Der Bund der Evangelischen Kirchen in der DDR nannte sich unter Berufung auf Bonhoeffer „Kirche für andere“. Die Evangelische Kirche in Deutschland tut das heute auch. Mit Bonhoeffers Verständnis einer solchen Kirche hatte und hat das nur annäherungsweise etwas zu tun. Bonhoeffers Vision einer „Kirche für andere“ wird hier auf das Normalmaß gesellschaftlichen Engagements der Institutionen Kirche und der Glieder der Kirche zurück geschraubt.

Auch Bonhoeffers Prognose, „dass wir einer völlig religionslosen Zeit entgegen gehen“, findet wenig Zustimmung. Heute ist regelrecht von einer „Wiederkehr der Religion“ die Rede. Angesichts der Verunsicherungen durch die wissenschaftlich-technische Welt fragen Menschen wieder nach Halt und Sinn im irgendwie Jenseitigen. Die Zukunftspapiere der Evangelischen Kirchen in Deutschland setzen darauf einige Hoffnung. Folglich machen sie sich auch nicht Bonhoeffers Vorstellung von einem „religionslosen Christentum“ zu Eigen.

Diese Vorstellung ist auch schwierig. Denn Bonhoeffer hat das Verständnis von „Religion“ sehr eng gefasst. Er wandte sich gegen diejenige „Religion“, die Gott zum „Lückenbüßer“ macht. „Religion“ ist aber noch viel mehr. Dass Menschen sich überhaupt auf Gott beziehen, kann man auch „Religion“ nennen. Dass sie beten und ihr Handeln nach Gottes Gebot ausrichten, ebenfalls. In diesem Sinne war Bonhoeffer selbst ein zutiefst „religiöser“ Mensch. Sein weit verbreitetes und vertontes Gedicht „Von guten Mächten treu und still umgeben“, ist der beste Beweis dafür.

Eine Herausforderung für die Kirche heute bleiben Bonhoeffers Überlegungen zu einem „religionslosen Christentum“ dennoch.
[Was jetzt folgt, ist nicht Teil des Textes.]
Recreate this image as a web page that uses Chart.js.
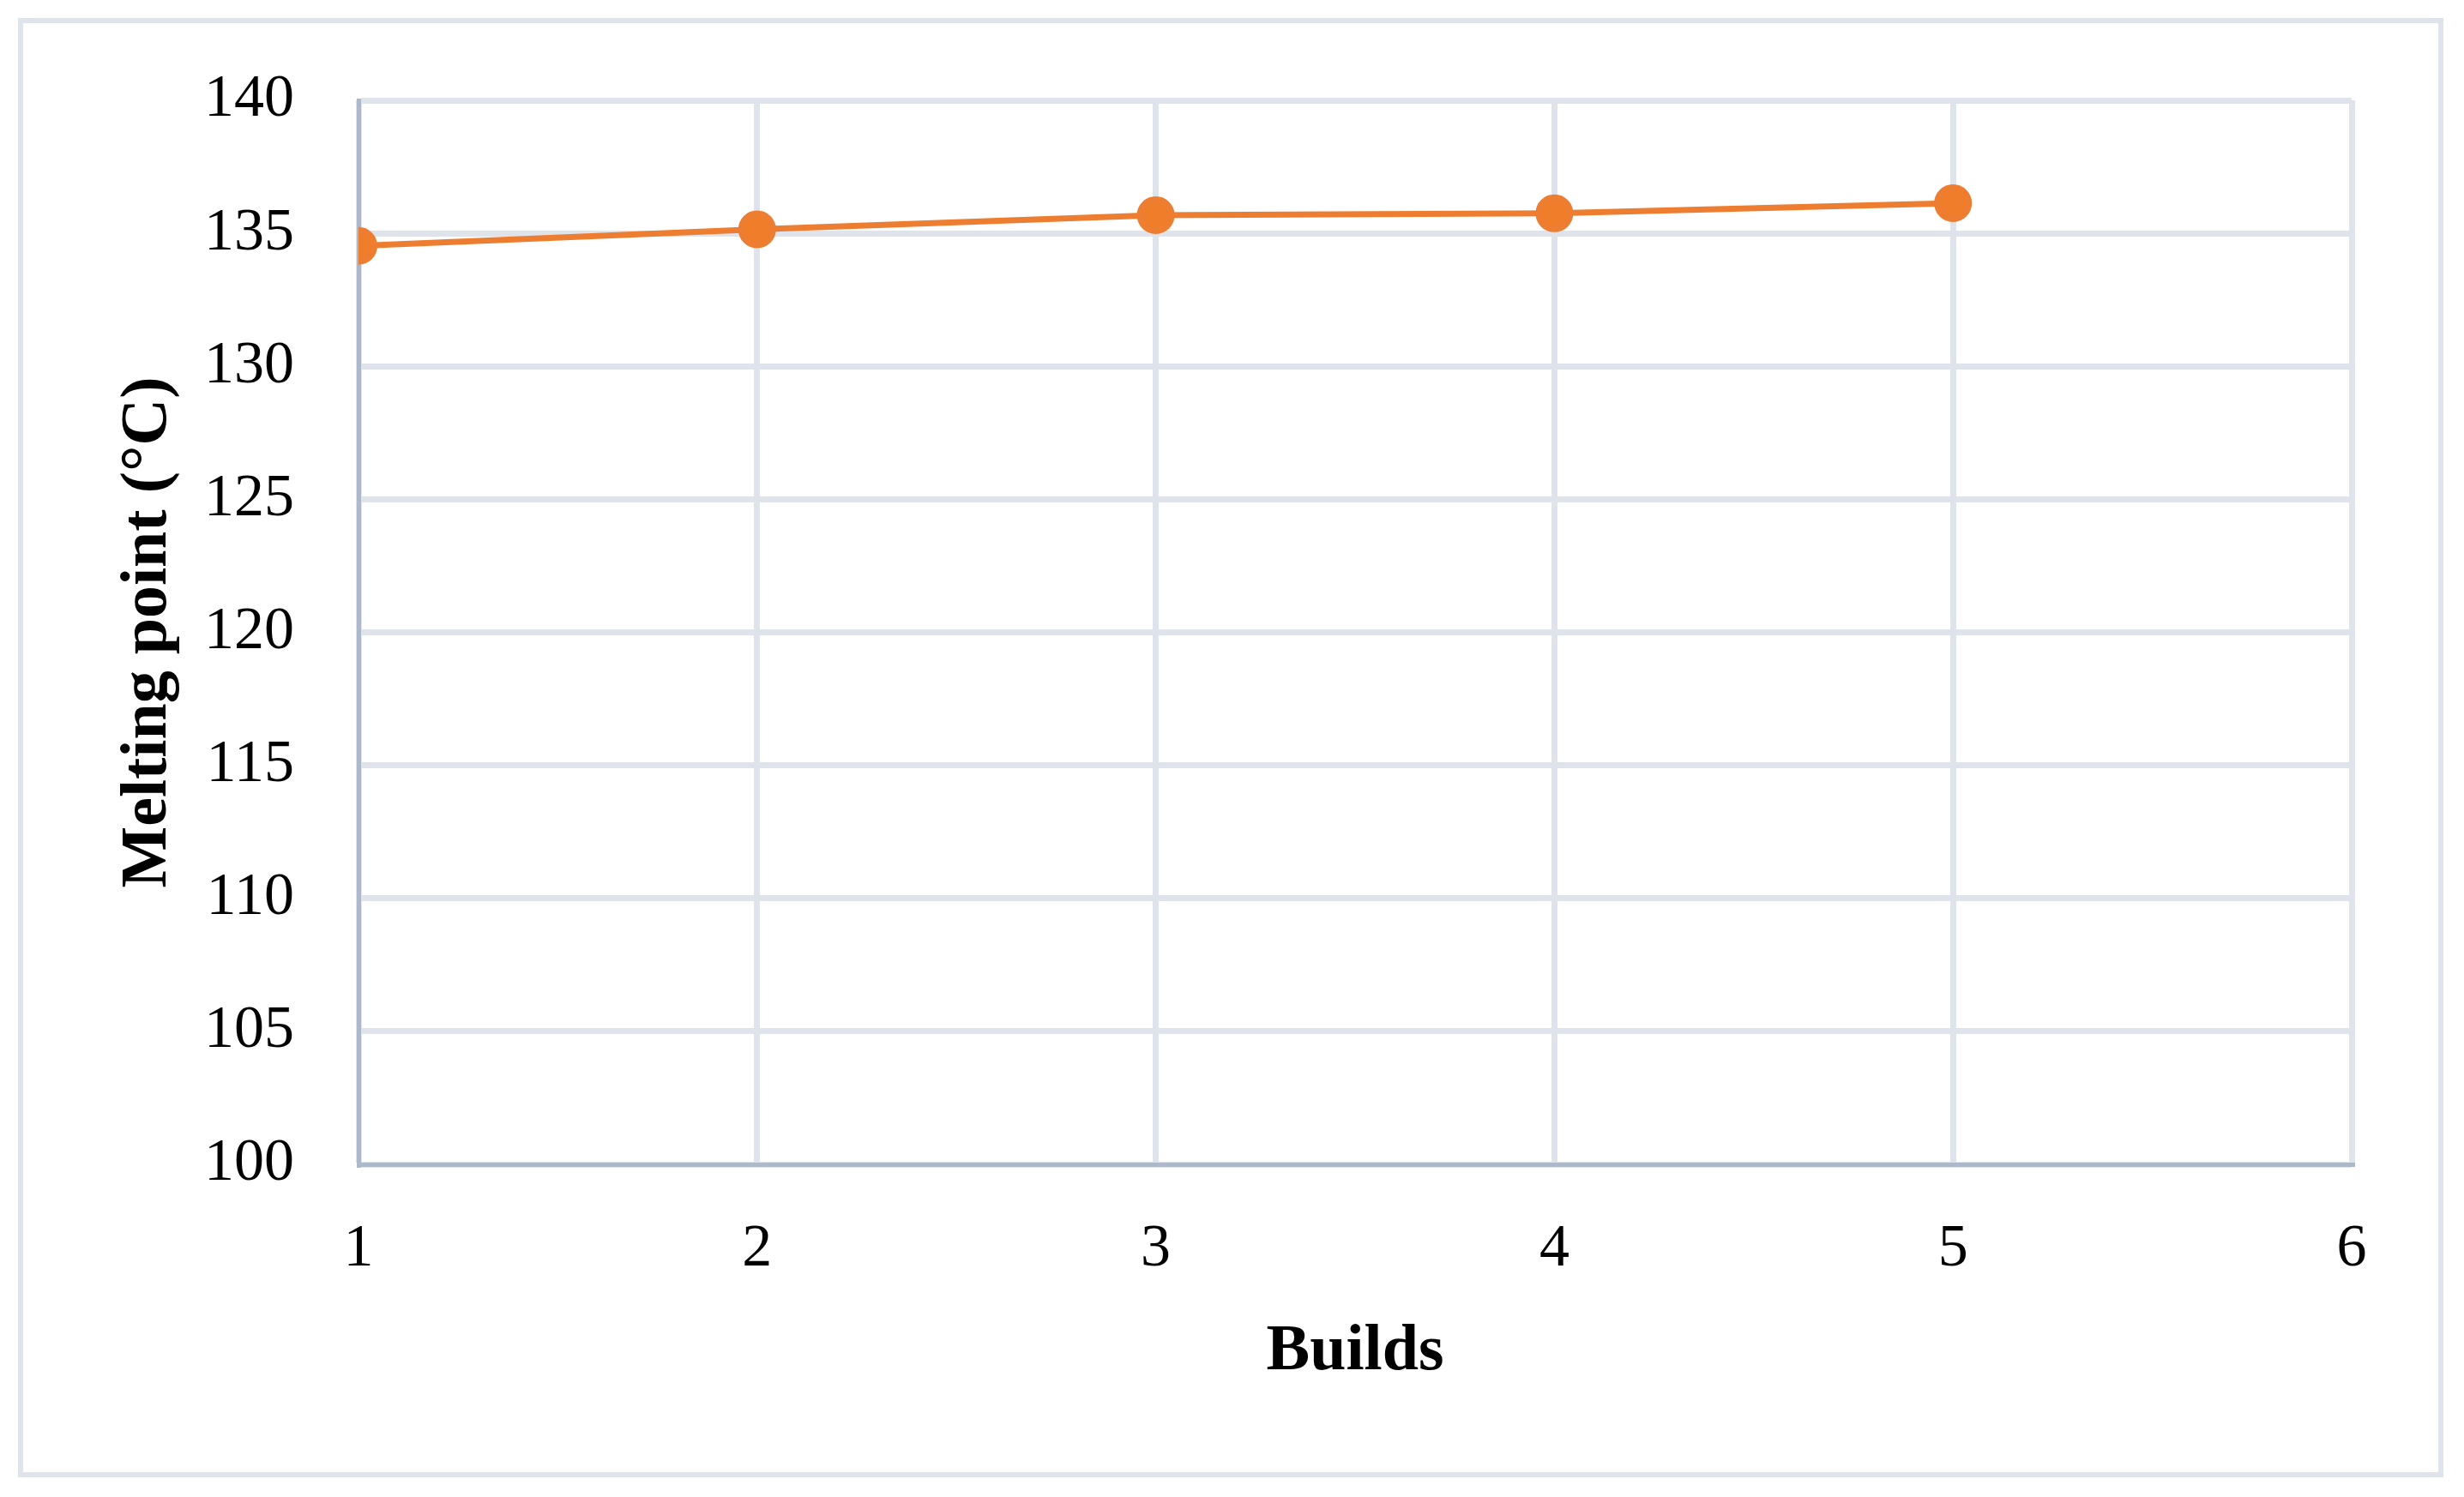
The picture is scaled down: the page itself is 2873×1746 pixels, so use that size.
<!DOCTYPE html>
<html>
<head>
<meta charset="utf-8">
<script src="https://cdn.jsdelivr.net/npm/chart.js@4.4.1/dist/chart.umd.min.js"></script>
<style>
  html, body { margin: 0; padding: 0; background: #fff; }
  #frame {
    position: absolute; left: 21px; top: 21px;
    width: 2816px; height: 1690px;
    border: 6px solid #dfe3eb;
  }
  #chart { position: absolute; left: 0; top: 0; }
</style>
</head>
<body>
<div id="frame"></div>
<canvas id="chart" width="2873" height="1746"></canvas>
<script>
// data
const builds = [1, 2, 3, 4, 5];
const meltingPoint = [134.53, 135.15, 135.68, 135.75, 136.13];
const yTicks = { min: 100, max: 140, step: 5 };
const xTicks = { min: 1, max: 6, step: 1 };

const gridColor = '#dfe3eb';
const axisColor = '#adb9ca';
const orange = '#ed7d31';
const serif = '"Liberation Serif", "Times New Roman", serif';

const points = builds.map((b, i) => ({ x: b, y: meltingPoint[i] }));

new Chart(document.getElementById('chart').getContext('2d'), {
    type: 'line',
    data: {
        datasets: [{
            label: 'Melting point',
            data: points,
            borderColor: orange,
            borderWidth: 7,
            tension: 0,
            pointRadius: 18.5,
            pointHoverRadius: 18.5,
            pointBorderWidth: 7,
            pointBorderColor: orange,
            pointBackgroundColor: '#f07d2a'
        }]
    },
    options: {
        responsive: false,
        animation: false,
        devicePixelRatio: 1,
        layout: { padding: { left: 0, top: 112, right: 131, bottom: 0 } },
        plugins: {
            legend: { display: false },
            tooltip: { enabled: false }
        },
        scales: {
            x: {
                type: 'linear',
                min: xTicks.min,
                max: xTicks.max,
                ticks: {
                    stepSize: xTicks.step,
                    padding: 58,
                    color: '#000',
                    font: { family: serif, size: 70 }
                },
                grid: { color: gridColor, lineWidth: 7, drawTicks: false },
                border: { color: axisColor, width: 5 },
                title: {
                    display: true,
                    text: 'Builds',
                    color: '#000',
                    font: { family: serif, size: 76, weight: 'bold' },
                    padding: { top: 0, bottom: 123 }
                },
                afterFit: function(scale) { scale.height = 388; }
            },
            y: {
                min: yTicks.min,
                max: yTicks.max,
                ticks: {
                    stepSize: yTicks.step,
                    padding: 75,
                    color: '#000',
                    font: { family: serif, size: 70 }
                },
                grid: { color: gridColor, lineWidth: 7, drawTicks: false },
                border: { color: axisColor, width: 5 },
                title: {
                    display: true,
                    text: 'Melting point (°C)',
                    color: '#000',
                    font: { family: serif, size: 76, weight: 'bold' },
                    padding: { top: 128, bottom: 0 }
                },
                afterFit: function(scale) { scale.width = 418; }
            }
        }
    }
});
</script>
</body>
</html>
Sie nötigen sie dazu, sich auf den massenhaften praktischen Atheismus einzustellen, der in unserer Gesellschaft – besonders im Osten – ein regelrechtes gesellschaftliches Milieu bildet. Sie üben Kritik einer christlichen Religion ein, die Gott verweltlicht, indem sie ihn zu einer Funktion menschlicher Bedürfnisse macht. Sie fordern heraus, Gottes Ohnmacht als Geisteskraft für ein menschliches Leben im Eintreten für andere zu verstehen. Sie schicken unsere Kirche auf den Weg, immer mehr „Kirche für andere“ zu werden.